My favorite Vampirella cover in the entire collection is probably the Suydam cover above, where he has Vampirella on top of a mountain and about to be swarmed by demons. She has this green striped coverup that she is undoing (I would assume because she’s about to throw down–who knows), and behind her, buried in these apocalyptically orange clouds, are a host of angels watching. And in between these angels and these demons there’s death and Vampirella. It is an incredibly dense image, yet somehow effortlessly so. You can look at it for hours and unfold the story it tells in your mind across multiple levels. That is the magic of a great Vampirella cover, and really a great sci-fi/horror cover. We need more of this kind of thing.

In addition to the cover reproductions The Art of Vampirella includes a complete short story drawn and colored by Bruce Timm that CA’s Andy Khouri posted and wrote about this past Halloween, as well as several interviews. Naturally Jusko is interviewed, which of course was the most interesting interview for me because he had the most to say about Vampirella’s art history (as I said, you can tell he had ingested the magical covers of her past). One of the most prolific Vampi artists of the modern age, Amanda Connor is interviewed as well, and has a whole section of the book devoted to her art.

There’s also an interesting interview with Alan Moore where he presages the shift in the depiction of vampires in the modern context. I think if he had known then what we know now about the mainstream pervasiveness of True Blood and Twilight, Moore might have reconsidered his desire to toss aside the castles and bats of the Dracula aesthetic. Contrary to what Moore anticipated, the modernization of the vampire has turned them into a sanitized version of the “sex and death” horror trope that had once inspired so much great art. Now if you want to get your hardcore sex/death image fix, you have to start stalking xenomorph art. But it’s still an interesting discussion overall.

Additionally, Kurt Busiek has a huge article in here breaking down Vampirella’s continuity — a task so monumental I almost felt bad for him. That there even is a convoluted Vampirella canon speaks a lot to why the character is so marginalized right now (indeed, why all genre comics are so marginalized right now?). I don’t think the strength of Vampirella was ever Vampirella herself, nor her specific adventures. It was her idiom, a kind of avatar of horror/sex/death stories from cutting edge artistic talent, that was the appeal. Even in her solo stories back in the day, I don’t think I ever read them with the idea that this was a character who needed an especially long or specific character arc. She was mostly just there so José Gonzalez could draw pretty women in gothic horror settings; the same way that an old Jean Rollin horrror film operates.

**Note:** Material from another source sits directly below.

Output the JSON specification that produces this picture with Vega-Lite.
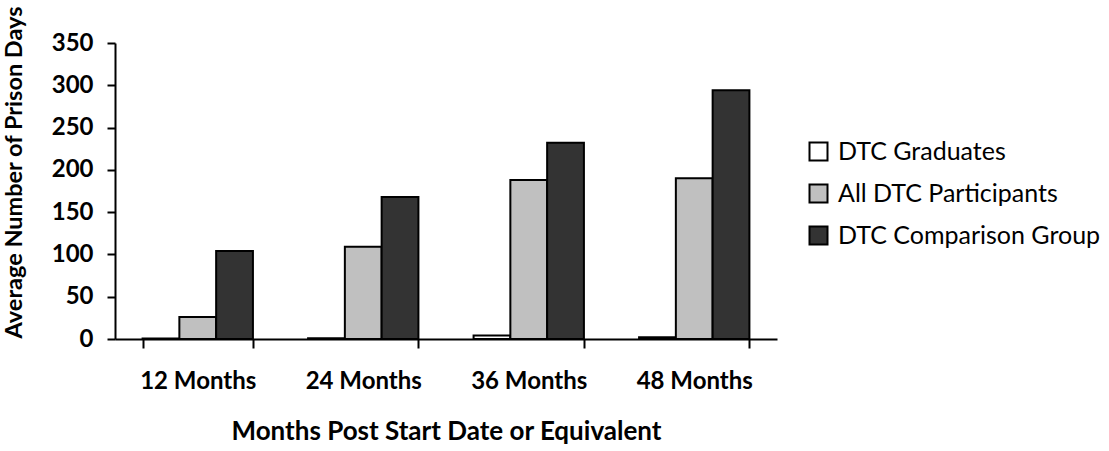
{
  "$schema": "https://vega.github.io/schema/vega-lite/v6.json",
  "width": 662,
  "height": 296,
  "autosize": {"type": "none"},
  "padding": {"left": 115, "top": 43, "right": 332, "bottom": 112},
  "background": "white",
  "config": {
    "view": {"stroke": null},
    "font": "Lato"
  },
  "data": {
    "values": [
      {"period": "12 Months", "group": "DTC Graduates", "days": 0.5},
      {"period": "12 Months", "group": "All DTC Participants", "days": 26},
      {"period": "12 Months", "group": "DTC Comparison Group", "days": 104},
      {"period": "24 Months", "group": "DTC Graduates", "days": 1},
      {"period": "24 Months", "group": "All DTC Participants", "days": 109},
      {"period": "24 Months", "group": "DTC Comparison Group", "days": 168},
      {"period": "36 Months", "group": "DTC Graduates", "days": 4},
      {"period": "36 Months", "group": "All DTC Participants", "days": 188},
      {"period": "36 Months", "group": "DTC Comparison Group", "days": 232},
      {"period": "48 Months", "group": "DTC Graduates", "days": 2},
      {"period": "48 Months", "group": "All DTC Participants", "days": 190},
      {"period": "48 Months", "group": "DTC Comparison Group", "days": 294}
    ]
  },
  "mark": {"type": "bar", "stroke": "black", "strokeWidth": 2},
  "encoding": {
    "x": {
      "field": "period",
      "type": "nominal",
      "sort": null,
      "scale": {"paddingInner": 0.3333, "paddingOuter": 0.1667},
      "axis": {
        "title": "Months Post Start Date or Equivalent",
        "titleFont": "Lato",
        "titleFontSize": 26,
        "titleFontWeight": "bold",
        "titleColor": "black",
        "titlePadding": 25,
        "labelAngle": 0,
        "labelFontSize": 24,
        "labelFontWeight": "bold",
        "labelColor": "black",
        "labelPadding": 21,
        "tickBand": "extent",
        "tickColor": "black",
        "tickWidth": 2,
        "tickSize": 9,
        "domainColor": "black",
        "domainWidth": 2,
        "grid": false
      }
    },
    "xOffset": {
      "field": "group",
      "type": "nominal",
      "sort": ["DTC Graduates", "All DTC Participants", "DTC Comparison Group"],
      "scale": {"paddingInner": 0, "paddingOuter": 0}
    },
    "y": {
      "field": "days",
      "type": "quantitative",
      "scale": {"domain": [0, 350], "nice": false},
      "axis": {
        "values": [0, 50, 100, 150, 200, 250, 300, 350],
        "title": "Average Number of Prison Days",
        "titleFont": "Lato",
        "titleFontSize": 23.5,
        "titleFontWeight": "bold",
        "titleColor": "black",
        "titleX": -101,
        "titleY": 129,
        "titleAlign": "center",
        "titleBaseline": "middle",
        "titleAngle": -90,
        "labelFontSize": 24,
        "labelFontWeight": "bold",
        "labelColor": "black",
        "labelPadding": 14,
        "tickColor": "black",
        "tickWidth": 2,
        "tickSize": 8,
        "domainColor": "black",
        "domainWidth": 2,
        "grid": false
      }
    },
    "fill": {
      "field": "group",
      "type": "nominal",
      "sort": ["DTC Graduates", "All DTC Participants", "DTC Comparison Group"],
      "scale": {
        "domain": ["DTC Graduates", "All DTC Participants", "DTC Comparison Group"],
        "range": ["#FFFFFF", "#C0C0C0", "#333333"]
      },
      "legend": {
        "title": null,
        "orient": "none",
        "legendX": 691,
        "legendY": 96,
        "symbolType": "square",
        "symbolSize": 324,
        "symbolStrokeColor": "black",
        "symbolStrokeWidth": 2,
        "symbolOpacity": 1,
        "labelFontSize": 25,
        "labelColor": "black",
        "labelFont": "Lato",
        "labelOffset": 7,
        "labelLimit": 400,
        "rowPadding": 15
      }
    }
  }
}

That shift in the Vampirella line over the last few decades from one based in imagery and mood to one of the more traditional comic book hero has definitely been a weird one. It would be interesting to see Dynamite try to return the book to its roots but in a modern context. Imagine a new wave of Vampirella horror anthologies with contributions from the new school of expressive cartoonists like Emma Ríos, James Stokoe or Giannis Milogiannis. Something like a more focused and edgy Dark Horse Presents or, perhaps more aptly, a sexy, gothic answer to the whimsical Rocketeer Adventures.

I would definitely recommend The Art of Vampirella to people interested in studying the history of Vampirella in illustration, those looking at artistic progression over a period of time, and those just interested in thinking about the different ways to create iconic covers. But if you are wanting to figure out why the hell someone would even care at all about Vampirella enough to write a lengthy article on an art book dedicated to her, you should also pick up the great Vampirella Archive hardcovers that Dynamite has been putting out, featuring classic comics by José Gonzalez, Richard Corben, Dough Moench, Archie Goodwin, Wally Wood, Frank Frazetta and more, because that stuff… that stuff is the realness.

The Art of Vampirella and Vampirella Archives Volumes 1-6 are on sale now from Dynamite Entertainment or finer comics shops and bookstores, and available digitally from ComiXology.